Set down the material below word for word, excluding the pictures.

>> Start MATERIAL

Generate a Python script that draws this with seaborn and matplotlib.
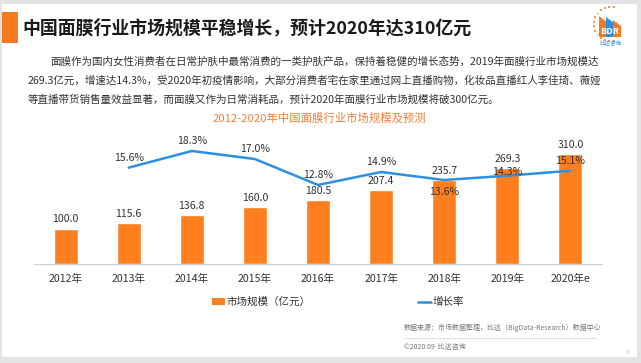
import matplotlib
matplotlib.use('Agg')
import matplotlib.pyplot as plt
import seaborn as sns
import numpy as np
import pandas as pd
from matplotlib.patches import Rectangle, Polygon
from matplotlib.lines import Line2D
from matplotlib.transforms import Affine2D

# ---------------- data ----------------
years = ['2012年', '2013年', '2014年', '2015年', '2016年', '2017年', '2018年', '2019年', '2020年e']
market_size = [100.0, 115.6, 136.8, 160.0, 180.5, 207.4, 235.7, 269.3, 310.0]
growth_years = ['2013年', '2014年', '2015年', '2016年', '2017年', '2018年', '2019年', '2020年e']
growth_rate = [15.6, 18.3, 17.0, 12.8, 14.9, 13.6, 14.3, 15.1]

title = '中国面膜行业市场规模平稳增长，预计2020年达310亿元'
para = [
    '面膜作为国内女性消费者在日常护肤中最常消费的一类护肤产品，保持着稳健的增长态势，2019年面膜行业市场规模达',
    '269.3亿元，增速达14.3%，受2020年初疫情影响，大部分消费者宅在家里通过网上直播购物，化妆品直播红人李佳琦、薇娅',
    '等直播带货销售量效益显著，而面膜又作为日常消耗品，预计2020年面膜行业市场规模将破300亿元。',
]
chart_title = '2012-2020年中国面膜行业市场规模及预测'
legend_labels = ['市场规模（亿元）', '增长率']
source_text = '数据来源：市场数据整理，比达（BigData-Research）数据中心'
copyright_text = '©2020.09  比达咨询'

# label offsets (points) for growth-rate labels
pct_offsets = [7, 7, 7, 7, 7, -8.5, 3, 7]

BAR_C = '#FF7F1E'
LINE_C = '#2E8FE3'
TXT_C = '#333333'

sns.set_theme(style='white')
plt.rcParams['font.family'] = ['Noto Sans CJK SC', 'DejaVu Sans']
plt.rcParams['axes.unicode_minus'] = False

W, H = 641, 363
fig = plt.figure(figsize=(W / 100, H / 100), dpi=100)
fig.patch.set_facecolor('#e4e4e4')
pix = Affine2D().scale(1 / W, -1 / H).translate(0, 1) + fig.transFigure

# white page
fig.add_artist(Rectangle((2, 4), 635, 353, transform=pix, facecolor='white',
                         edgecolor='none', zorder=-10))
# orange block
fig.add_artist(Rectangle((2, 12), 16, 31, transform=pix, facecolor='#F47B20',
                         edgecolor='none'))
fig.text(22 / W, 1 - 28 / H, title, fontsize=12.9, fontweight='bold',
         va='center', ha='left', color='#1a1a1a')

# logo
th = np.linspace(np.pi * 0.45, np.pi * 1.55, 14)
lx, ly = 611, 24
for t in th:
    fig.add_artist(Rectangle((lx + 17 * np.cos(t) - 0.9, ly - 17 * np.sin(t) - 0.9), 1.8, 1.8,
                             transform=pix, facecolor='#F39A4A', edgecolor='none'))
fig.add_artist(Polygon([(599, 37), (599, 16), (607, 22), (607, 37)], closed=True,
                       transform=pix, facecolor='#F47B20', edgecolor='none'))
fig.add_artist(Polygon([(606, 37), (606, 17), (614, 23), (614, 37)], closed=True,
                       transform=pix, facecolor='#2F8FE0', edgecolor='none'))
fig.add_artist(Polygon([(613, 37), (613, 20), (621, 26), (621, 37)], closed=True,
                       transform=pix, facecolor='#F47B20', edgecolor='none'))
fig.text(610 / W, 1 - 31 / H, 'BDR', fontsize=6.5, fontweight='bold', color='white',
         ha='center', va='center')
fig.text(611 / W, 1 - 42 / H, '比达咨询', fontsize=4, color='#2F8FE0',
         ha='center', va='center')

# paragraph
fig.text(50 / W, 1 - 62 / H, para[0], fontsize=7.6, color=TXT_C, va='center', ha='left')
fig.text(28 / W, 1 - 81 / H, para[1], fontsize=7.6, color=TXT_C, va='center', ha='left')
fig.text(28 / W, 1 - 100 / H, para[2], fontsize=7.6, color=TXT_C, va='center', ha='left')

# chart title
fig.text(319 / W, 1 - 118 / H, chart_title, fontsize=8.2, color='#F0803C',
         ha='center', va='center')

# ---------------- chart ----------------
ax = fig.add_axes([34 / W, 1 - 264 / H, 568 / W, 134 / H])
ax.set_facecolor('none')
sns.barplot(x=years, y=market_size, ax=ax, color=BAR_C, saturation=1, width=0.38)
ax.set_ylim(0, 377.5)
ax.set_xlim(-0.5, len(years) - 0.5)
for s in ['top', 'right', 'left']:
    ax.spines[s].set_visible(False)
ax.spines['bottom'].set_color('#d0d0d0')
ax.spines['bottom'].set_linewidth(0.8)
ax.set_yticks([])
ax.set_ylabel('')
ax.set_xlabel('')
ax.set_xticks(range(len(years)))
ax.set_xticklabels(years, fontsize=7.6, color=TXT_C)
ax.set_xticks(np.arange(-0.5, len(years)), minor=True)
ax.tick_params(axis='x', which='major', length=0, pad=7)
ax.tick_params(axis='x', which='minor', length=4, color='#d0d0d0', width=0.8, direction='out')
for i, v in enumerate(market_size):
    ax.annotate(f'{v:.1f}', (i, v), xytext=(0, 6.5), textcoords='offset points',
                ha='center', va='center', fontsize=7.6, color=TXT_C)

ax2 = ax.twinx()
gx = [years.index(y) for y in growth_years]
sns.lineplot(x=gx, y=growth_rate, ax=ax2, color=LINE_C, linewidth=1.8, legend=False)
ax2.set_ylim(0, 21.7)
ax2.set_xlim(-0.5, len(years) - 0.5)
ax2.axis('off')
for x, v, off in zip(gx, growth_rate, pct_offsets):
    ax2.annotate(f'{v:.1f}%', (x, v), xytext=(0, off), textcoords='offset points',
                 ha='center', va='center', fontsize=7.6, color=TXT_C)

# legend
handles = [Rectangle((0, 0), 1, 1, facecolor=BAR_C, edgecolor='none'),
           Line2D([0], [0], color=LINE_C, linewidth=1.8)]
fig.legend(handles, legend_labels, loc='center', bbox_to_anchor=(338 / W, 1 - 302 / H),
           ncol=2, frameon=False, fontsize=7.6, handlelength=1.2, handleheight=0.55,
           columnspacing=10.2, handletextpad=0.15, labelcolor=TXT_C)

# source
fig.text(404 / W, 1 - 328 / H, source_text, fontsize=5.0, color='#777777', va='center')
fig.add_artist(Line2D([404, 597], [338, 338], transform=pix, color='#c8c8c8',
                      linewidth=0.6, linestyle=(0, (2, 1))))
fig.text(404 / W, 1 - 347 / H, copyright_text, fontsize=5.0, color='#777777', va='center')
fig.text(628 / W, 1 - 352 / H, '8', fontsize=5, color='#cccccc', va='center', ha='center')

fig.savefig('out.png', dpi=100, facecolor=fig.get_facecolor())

>> End MATERIAL

*COMPLETED EXERCISE:*
Generate a Python script that draws this with seaborn and matplotlib.
import matplotlib
matplotlib.use('Agg')
import matplotlib.pyplot as plt
import seaborn as sns
import numpy as np
import pandas as pd
from matplotlib.patches import Rectangle, Polygon
from matplotlib.lines import Line2D
from matplotlib.transforms import Affine2D

# ---------------- data ----------------
years = ['2012年', '2013年', '2014年', '2015年', '2016年', '2017年', '2018年', '2019年', '2020年e']
market_size = [100.0, 115.6, 136.8, 160.0, 180.5, 207.4, 235.7, 269.3, 310.0]
growth_years = ['2013年', '2014年', '2015年', '2016年', '2017年', '2018年', '2019年', '2020年e']
growth_rate = [15.6, 18.3, 17.0, 12.8, 14.9, 13.6, 14.3, 15.1]

title = '中国面膜行业市场规模平稳增长，预计2020年达310亿元'
para = [
    '面膜作为国内女性消费者在日常护肤中最常消费的一类护肤产品，保持着稳健的增长态势，2019年面膜行业市场规模达',
    '269.3亿元，增速达14.3%，受2020年初疫情影响，大部分消费者宅在家里通过网上直播购物，化妆品直播红人李佳琦、薇娅',
    '等直播带货销售量效益显著，而面膜又作为日常消耗品，预计2020年面膜行业市场规模将破300亿元。',
]
chart_title = '2012-2020年中国面膜行业市场规模及预测'
legend_labels = ['市场规模（亿元）', '增长率']
source_text = '数据来源：市场数据整理，比达（BigData-Research）数据中心'
copyright_text = '©2020.09  比达咨询'

# label offsets (points) for growth-rate labels
pct_offsets = [7, 7, 7, 7, 7, -8.5, 3, 7]

BAR_C = '#FF7F1E'
LINE_C = '#2E8FE3'
TXT_C = '#333333'

sns.set_theme(style='white')
plt.rcParams['font.family'] = ['Noto Sans CJK SC', 'DejaVu Sans']
plt.rcParams['axes.unicode_minus'] = False

W, H = 641, 363
fig = plt.figure(figsize=(W / 100, H / 100), dpi=100)
fig.patch.set_facecolor('#e4e4e4')
pix = Affine2D().scale(1 / W, -1 / H).translate(0, 1) + fig.transFigure

# white page
fig.add_artist(Rectangle((2, 4), 635, 353, transform=pix, facecolor='white',
                         edgecolor='none', zorder=-10))
# orange block
fig.add_artist(Rectangle((2, 12), 16, 31, transform=pix, facecolor='#F47B20',
                         edgecolor='none'))
fig.text(22 / W, 1 - 28 / H, title, fontsize=12.9, fontweight='bold',
         va='center', ha='left', color='#1a1a1a')

# logo
th = np.linspace(np.pi * 0.45, np.pi * 1.55, 14)
lx, ly = 611, 24
for t in th:
    fig.add_artist(Rectangle((lx + 17 * np.cos(t) - 0.9, ly - 17 * np.sin(t) - 0.9), 1.8, 1.8,
                             transform=pix, facecolor='#F39A4A', edgecolor='none'))
fig.add_artist(Polygon([(599, 37), (599, 16), (607, 22), (607, 37)], closed=True,
                       transform=pix, facecolor='#F47B20', edgecolor='none'))
fig.add_artist(Polygon([(606, 37), (606, 17), (614, 23), (614, 37)], closed=True,
                       transform=pix, facecolor='#2F8FE0', edgecolor='none'))
fig.add_artist(Polygon([(613, 37), (613, 20), (621, 26), (621, 37)], closed=True,
                       transform=pix, facecolor='#F47B20', edgecolor='none'))
fig.text(610 / W, 1 - 31 / H, 'BDR', fontsize=6.5, fontweight='bold', color='white',
         ha='center', va='center')
fig.text(611 / W, 1 - 42 / H, '比达咨询', fontsize=4, color='#2F8FE0',
         ha='center', va='center')

# paragraph
fig.text(50 / W, 1 - 62 / H, para[0], fontsize=7.6, color=TXT_C, va='center', ha='left')
fig.text(28 / W, 1 - 81 / H, para[1], fontsize=7.6, color=TXT_C, va='center', ha='left')
fig.text(28 / W, 1 - 100 / H, para[2], fontsize=7.6, color=TXT_C, va='center', ha='left')

# chart title
fig.text(319 / W, 1 - 118 / H, chart_title, fontsize=8.2, color='#F0803C',
         ha='center', va='center')

# ---------------- chart ----------------
ax = fig.add_axes([34 / W, 1 - 264 / H, 568 / W, 134 / H])
ax.set_facecolor('none')
sns.barplot(x=years, y=market_size, ax=ax, color=BAR_C, saturation=1, width=0.38)
ax.set_ylim(0, 377.5)
ax.set_xlim(-0.5, len(years) - 0.5)
for s in ['top', 'right', 'left']:
    ax.spines[s].set_visible(False)
ax.spines['bottom'].set_color('#d0d0d0')
ax.spines['bottom'].set_linewidth(0.8)
ax.set_yticks([])
ax.set_ylabel('')
ax.set_xlabel('')
ax.set_xticks(range(len(years)))
ax.set_xticklabels(years, fontsize=7.6, color=TXT_C)
ax.set_xticks(np.arange(-0.5, len(years)), minor=True)
ax.tick_params(axis='x', which='major', length=0, pad=7)
ax.tick_params(axis='x', which='minor', length=4, color='#d0d0d0', width=0.8, direction='out')
for i, v in enumerate(market_size):
    ax.annotate(f'{v:.1f}', (i, v), xytext=(0, 6.5), textcoords='offset points',
                ha='center', va='center', fontsize=7.6, color=TXT_C)

ax2 = ax.twinx()
gx = [years.index(y) for y in growth_years]
sns.lineplot(x=gx, y=growth_rate, ax=ax2, color=LINE_C, linewidth=1.8, legend=False)
ax2.set_ylim(0, 21.7)
ax2.set_xlim(-0.5, len(years) - 0.5)
ax2.axis('off')
for x, v, off in zip(gx, growth_rate, pct_offsets):
    ax2.annotate(f'{v:.1f}%', (x, v), xytext=(0, off), textcoords='offset points',
                 ha='center', va='center', fontsize=7.6, color=TXT_C)

# legend
handles = [Rectangle((0, 0), 1, 1, facecolor=BAR_C, edgecolor='none'),
           Line2D([0], [0], color=LINE_C, linewidth=1.8)]
fig.legend(handles, legend_labels, loc='center', bbox_to_anchor=(338 / W, 1 - 302 / H),
           ncol=2, frameon=False, fontsize=7.6, handlelength=1.2, handleheight=0.55,
           columnspacing=10.2, handletextpad=0.15, labelcolor=TXT_C)

# source
fig.text(404 / W, 1 - 328 / H, source_text, fontsize=5.0, color='#777777', va='center')
fig.add_artist(Line2D([404, 597], [338, 338], transform=pix, color='#c8c8c8',
                      linewidth=0.6, linestyle=(0, (2, 1))))
fig.text(404 / W, 1 - 347 / H, copyright_text, fontsize=5.0, color='#777777', va='center')
fig.text(628 / W, 1 - 352 / H, '8', fontsize=5, color='#cccccc', va='center', ha='center')

fig.savefig('out.png', dpi=100, facecolor=fig.get_facecolor())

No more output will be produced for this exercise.